何を返すか迷ったが、とりあえず、自分の思ったことをそのまま口に出す。

「そうですね。…なんか有名な俳句を思い出しました」
「…ああ!『実るほど…』ってやつ?」
「え、なんでそんな分かるんですか?先輩、エスパー?」
「はっはっは、私ほどの先輩力ともなれば、後輩の考えていることなんてお見通しなのだよ。どうだ?私の有能さが怖いだろう?」
「怖いというより、気持ち悪いです」
「ひどい!なんて可愛げのない後輩!!」

先輩は目を剥いて、それから大袈裟に嘆いてみせる。
それは正しくいつものノリで、だから私は笑って受け流す。

「で、そんな冗談はさておき、ホントはなんで分かったんです?」

先輩は一息を呑んで、それから妙に軽く、ススキを折りとった時の、手に感じる拍子抜けなほどの重さみたいな、不自然なほどの軽さで、続けた。
「…だって、顧問がいつも言ってたじゃないか。説教とか訓示垂れる時に。礼儀なんかの」

私は、呆然となって。
ちょっと立ち尽くして、まじまじと先輩の顔を見つめてしまった。

先輩は、先輩の顔を眺めている私の視線に気づいて、節目がちに目を逸らした。
微かな、息混じりの小さな声で先輩が呟く音が、遠く聞こえた。
「そっか。これも…」

先輩は、私の憧れだったらしい。
先輩とは、小さい頃からずっと仲が良くて、一緒に試合に出るのは、私の密かな憧れだった。
だから、私は先輩と同じ部活で、どんな厳しい練習も、一緒に乗り越えてきた。

でも…。
あれは、先輩の引退試合の日だった。
あの日、試合会場に向かっていた私は、事故に巻き込まれてしまった。

気づくと、病院のベッドに運び込まれていた。

病院で起きた私には、私がなんのためにあの道に居たのか、覚えがなかった。

どうやら、記憶障害が起きていますね。
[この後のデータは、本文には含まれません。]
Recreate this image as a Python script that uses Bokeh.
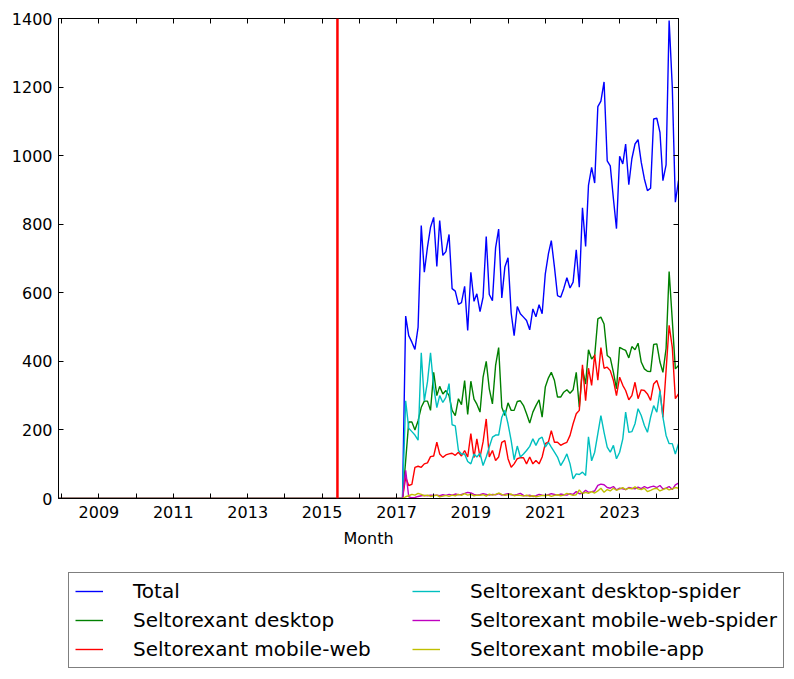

記憶のことは、まだ科学的に解明されているものでもないので、はっきりとは言えないのですが、おそらく脳の損傷があったことと、事故のストレスの影響でしょう。
医者はそう私に告げた。

事故が起きて、遅ればせながら私が病院に運び込まれた時、先輩の試合は始まっていて、先輩は、悔いのない部活の締めくくりを果たした。
試合をやり遂げ、華々しい引退を飾った矢先に、先輩は私のことを聞いたらしい。

私は、部活を辞めることにした。
部活について、積み上げたはずの記憶を全部忘れてしまったから。
顧問や先輩はは休部でも…と勧めてくれたが、憶えてないことにショックを受け、遠巻きに、優しく私に話しかけてくれる部員たちに気が引けて、結局、辞めてしまった。

しかし、この先輩は、こんな私にも変わりなく接してくれた。
跡を濁してしまった後輩を、先輩は一後輩として、幼い頃からの友人として、普通に接してくれた。

しかし、時折、先輩の顔は陰った。
会話の節々で。私の表情を見て。
私は、先輩との想い出を幾つか忘れてしまっているのだから、当たり前だ。

なんで先輩はこんな私と一緒にいてくれるのだろう。
想い出も恩も忘れてしまったこんな私に。
罪悪感を生む存在の、こんな私に。
先輩の、あったはずの悔いのない青春を奪ってしまった私に。

視界の端で、ススキが重そうに揺れている。
花言葉には「悔いのない青春」というのがあるらしい。
でも、今日のススキは見窄らしくて湿ってしまっていて、とてもそうは見えなかった。
まるで、先輩の青春のようで、私が濡らしてしまったようで、とても見ていられなかった。

「…あ、これから夜、雨だって。濡れたら嫌でしょ?早く帰ろ」
先輩のその声で我に帰る。
先輩が私の手首を握っている。
ただの先輩のように。ただの友人のように。

私は、先輩に手を引かれるままに歩き出す。
「ごめんなさい」
言っても詮無いことで、自己満足だから言おうとしなかったそれが、零れ落ちる。

先輩は振り向かなかった。
ただ柔らかく手を握って、強く手を引いて。
「早く帰ろ」
明るく乾いた先輩の声が、私の耳を優しく撫でる。

私たちは、黙って歩き始める。
ススキが頭を垂れて見守る、その道を。